Downloading and preparing the dataset
Training an object recognition model on Google Colab, using Detectron2 framework
Extending Detectron2 with custom neural networks
Serving the model on https://www.streamlit.io/
(Additional code to serve the model with a very basic REST API is also provided)

Preamble

This project is organized in two folders :

The MaskRCNN_finetune folder contains all the Deep Learning related code. Specifically, it contains code to download and extract the well known balloon dataset, it also contains code to extend Detectron2 with new models (MobileNetV2 and VoVNet-19) and to fine-tune them on our dataset.
The REST_API_flask contains the code to serve the trained model with an API built with flask.

This project is designed to run on Google Colab but should be reproducible without (too much) hassle on any linux machine with a cuda enabled device.

Please use notebooks/object_recognition.ipynb to run the deep learning code and notebooks/object_recognition_REST_API.ipynb to use the REST API.

The Computer Vision part : Mask R-CNN model

Introduction

In image classification problems, there is usually a single object of interest. For that specific object, we build models to predict whether that object belongs to a specific class. For example, given a picture of an animal, the model should tell you whether it is a cat or a dog.

However, the real world is much more complex. What if there are cats and dogs in the image? What if we need to exactly know where the dogs are and where the cats are? What if they are overlapping, having a dog walking in front of a cat?

Image segmentation techniques such as Mask R CNN allow us to detect multiple objects, classify them separately and localize them within a single image.

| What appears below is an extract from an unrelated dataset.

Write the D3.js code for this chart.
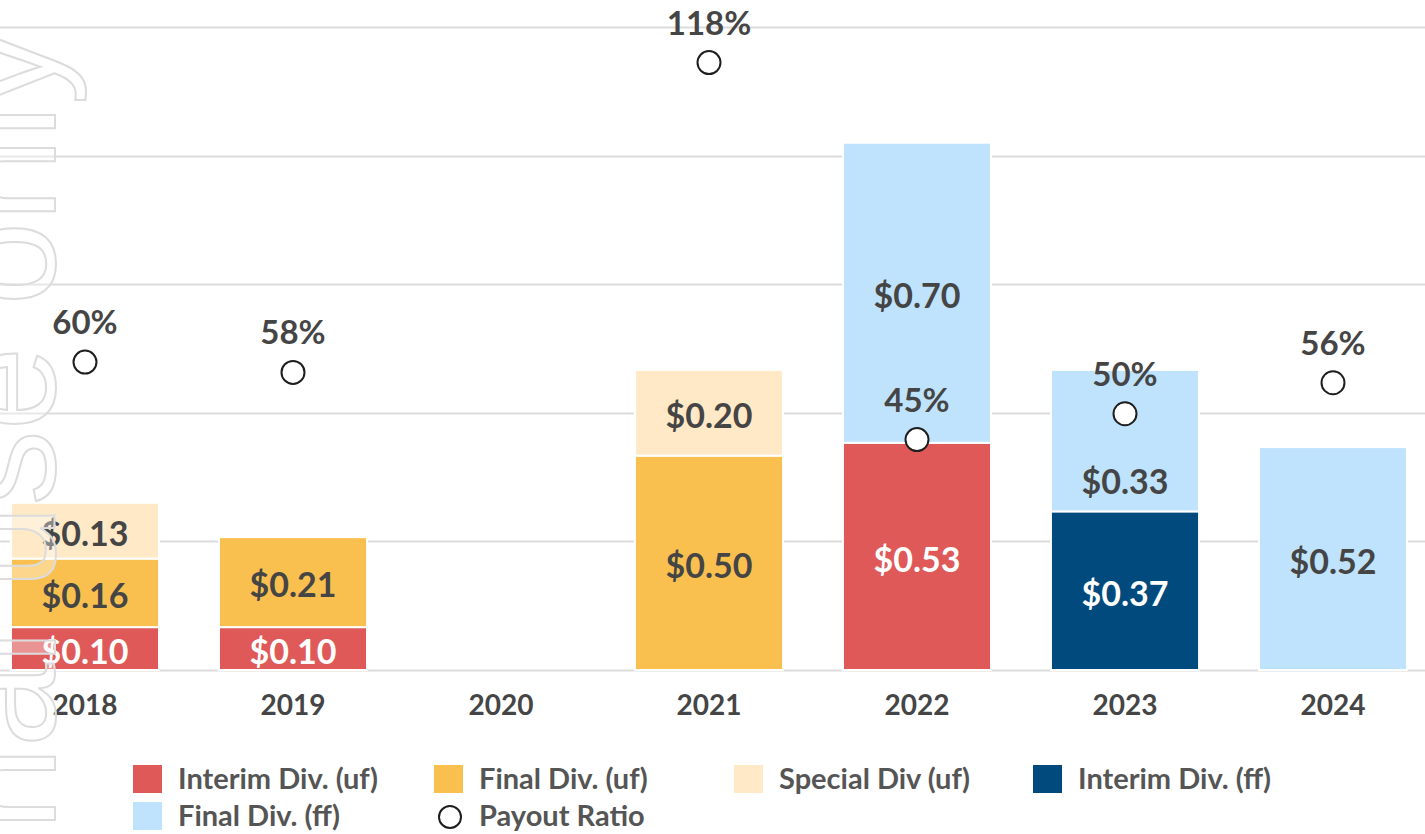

To start with, a good introduction read is: A Brief History of CNNs in Image Segmentation: From R-CNN to Mask R-CNN

Retrain the model

Most Mask R-CNN model uses resnet101 as a backbone, which is a humongous model. According to the original paper, the inference time is lower bounded at 200ms which is very slow. We provide code to try out different backbone, a comparison table is available at the end of this document.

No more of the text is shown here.